In her work she uses photography, performance, song and narration as ways to engage her audiences in exploring social themes and issues. She is interested in the efficacy of performance and its capacity to act as an agent of change.

outlandishtheatre platform - Maud Hendricks and Bernie O’Reilly: 'we aim to make theatre that moves from the real to the stage, for which a longterm engagement with a local group/community is central to the artistic process. We hereby develop unique and layered insights into the local changes and group cultures that exist within defined geographical areas. We have completed a process like this for Come into The Gardens (2012-2014).'

Softday is a  collaboration between Sean Taylor and Mikael Fernstrom exploring ideas in multimedia art. Since 1999 Softday, the art-science collaboration of artist Sean Taylor and computer scientist Mikael Fernström, have engaged with issues relating to natural cycles in time, climate change and its global effects.

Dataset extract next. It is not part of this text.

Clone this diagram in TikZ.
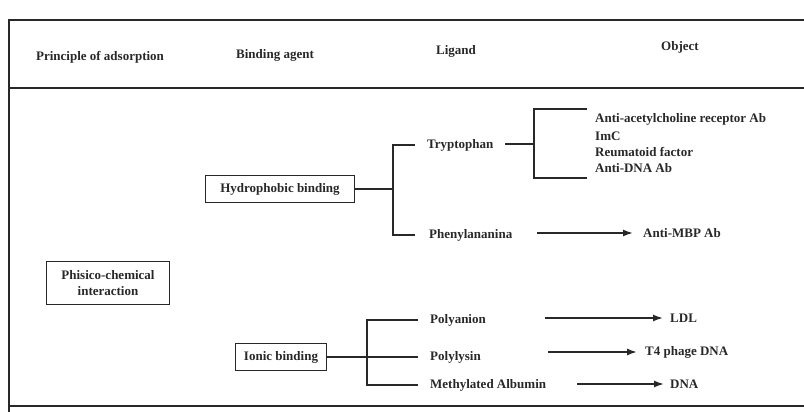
\documentclass[tikz,border=0pt]{standalone}
\usepackage{fontspec}
\setmainfont{Liberation Serif}
\usetikzlibrary{arrows.meta}
\definecolor{ink}{RGB}{40,40,40}
\begin{document}
\begin{tikzpicture}[x=1pt,y=-1pt,
  every node/.style={text=ink},
  txt/.style={font=\fontsize{13}{16}\selectfont\bfseries, inner sep=0pt},
  lbl/.style={txt, anchor=west},
  boxed/.style={txt, draw=ink, line width=1.7pt, align=center},
  rule/.style={draw=ink, line width=2pt},
  conn/.style={draw=ink, line width=1.6pt},
  arr/.style={conn, -{Latex[length=10pt,width=7pt]}}]
\useasboundingbox (0,0) rectangle (804,412);

% table frame
\draw[rule] (804,20) -- (9,20) -- (9,412);
\draw[rule] (9,88) -- (804,88);
\draw[rule] (9,406) -- (804,406);

% headers
\node[txt] (h1) at (100,57) {Principle of adsorption};
\node[txt] (h2) at (275,55) {Binding agent};
\node[txt] (h3) at (456,51) {Ligand};
\node[txt] (h4) at (680,47) {Object};

% boxes
\node[boxed, minimum width=123pt, minimum height=43pt] (pci) at (108,283) {Phisico-chemical\\interaction};
\node[boxed, minimum width=149pt, minimum height=27pt] (hyd) at (280,189) {Hydrophobic binding};
\node[boxed, minimum width=91pt, minimum height=27pt] (ion) at (281,357) {Ionic binding};

% ligands
\node[lbl] (try) at (427,145) {Tryptophan};
\node[lbl] (phe) at (429,235) {Phenylananina};
\node[lbl] (pan) at (430,320) {Polyanion};
\node[lbl] (ply) at (430,357) {Polylysin};
\node[lbl] (mal) at (430,385) {Methylated Albumin};

% objects
\node[lbl] (o1) at (595,119) {Anti-acetylcholine receptor Ab};
\node[lbl] (o2) at (595,136) {ImC};
\node[lbl] (o3) at (595,152) {Reumatoid factor};
\node[lbl] (o4) at (595,168) {Anti-DNA Ab};
\node[lbl] (mbp) at (643,233) {Anti-MBP Ab};
\node[lbl] (ldl) at (670,318) {LDL};
\node[lbl] (t4) at (645,352) {T4 phage DNA};
\node[lbl] (dna) at (670,384) {DNA};

% hydrophobic bracket
\coordinate (b1) at (393,189);
\coordinate (t1) at (415,145);
\coordinate (t2) at (415,235);
\draw[conn] (hyd.east) -- (b1);
\draw[conn] (t1) -| (b1) |- (t2);

% tryptophan bracket
\coordinate (c1) at (505,144);
\coordinate (b2) at (534,144);
\coordinate (u1) at (587,109);
\coordinate (u2) at (587,178);
\draw[conn] (c1) -- (b2);
\draw[conn] (u1) -| (b2) |- (u2);

% phenylananina arrow
\coordinate (a1s) at (537,233);
\coordinate (a1e) at (633,233);
\draw[arr] (a1s) -- (a1e);

% ionic bracket
\coordinate (ib) at (367,357);
\coordinate (s1) at (418,320);
\coordinate (s2) at (418,357);
\coordinate (s3) at (418,385);
\draw[conn] (ion.east) -- (ib) -- (s2);
\draw[conn] (s1) -| (ib) |- (s3);

% ionic arrows
\coordinate (l1s) at (545,318);
\coordinate (l1e) at (663,318);
\coordinate (l2s) at (548,352);
\coordinate (l2e) at (637,352);
\coordinate (l3s) at (577,384);
\coordinate (l3e) at (664,384);
\draw[arr] (l1s) -- (l1e);
\draw[arr] (l2s) -- (l2e);
\draw[arr] (l3s) -- (l3e);
\end{tikzpicture}
\end{document}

Early projects such as Bliain Le Baisteach (A Year of Rainfall) (2000) looked at fluctuating annual rainfall patterns in Ireland. Further, Cóisir an Tsionainn (The Shannon Suite) (2003) focused on the four-year life cycle of the wild Atlantic salmon and the effects of overfishing and pollution on the species ability to survive. Projects such as Nobody leaves till the Daphnia sing (2009) examined the implications of contaminated domestic drinking water supplies in Galway and West Limerick. The Marbh Chrois (Dead Zone) (2010) project addressed the impact of two ‘contested’ marine dead zones as a key stressor on marine ecosystems in Donegal, Ireland. In 2011 Softday were selected as one of the winning entries to the prestigious project EUROPE – A SOUND PANORAMA, in Karlsruhe, Germany. The Karlsruhe live concert was recorded by Deutschlandradio Kultur and distributed to all European radio stations. Between 2011 and 2013, Softday collaborated with a number of Irish beekeepers, scientist and the monks of Glenstal Abbey, creating Amhrán na mBeach (Song of the Bees) about the life of honey bees and current threats such as Colony Collapse Disorder (CCD).

As a collaborative team they use their arts practice to explore relations to and understandings of nature, expressed through sonifications and multimedia artworks and performances.

Both artists are interested in exploring the cracks between various media and creative genres such as expanded theatre, sound art, socially engaged practice, sculpture, music, dance and the application of new technologies.

Ian Wilson has written nearly 150 works, including operas, concertos, string quartets, a range of orchestral and chamber music and multi-media pieces. His compositions have been performed and broadcast on six continents, and presented at festivals including the BBC Proms, Venice Biennale and Frankfurt Bookfair and at venues such as New York’s Carnegie Hall, London’s Royal Albert Hall and Vienna’s Musikverein. He is a member of Aosdána, Ireland’s State-sponsored body of creative artists, and in recent years has been AHRB Research Fellow at the University of Ulster, An Foras Feasa post-Doctoral Research Fellow at Dundalk IT, director of the Sligo New Music Festival and Composer-in-Association with California’s Camerata Pacifica ensemble and the Ulster Orchestra.

His music is published by Ricordi (London) and Universal Edition. 

Cork Chamber Choir was founded in 2005 by a small group of Cork-based choral singers who were looking for a new challenge, at the invitation of founder Anne-Marie Curtin. From informal beginnings it is has grown to 20 singers under musical director and conductor Helen McGrath. With members from Ireland, north and south, England, France and Scotland the choir has enjoyed a combination of concerts and competition participation while continuing to refine and develop its sound.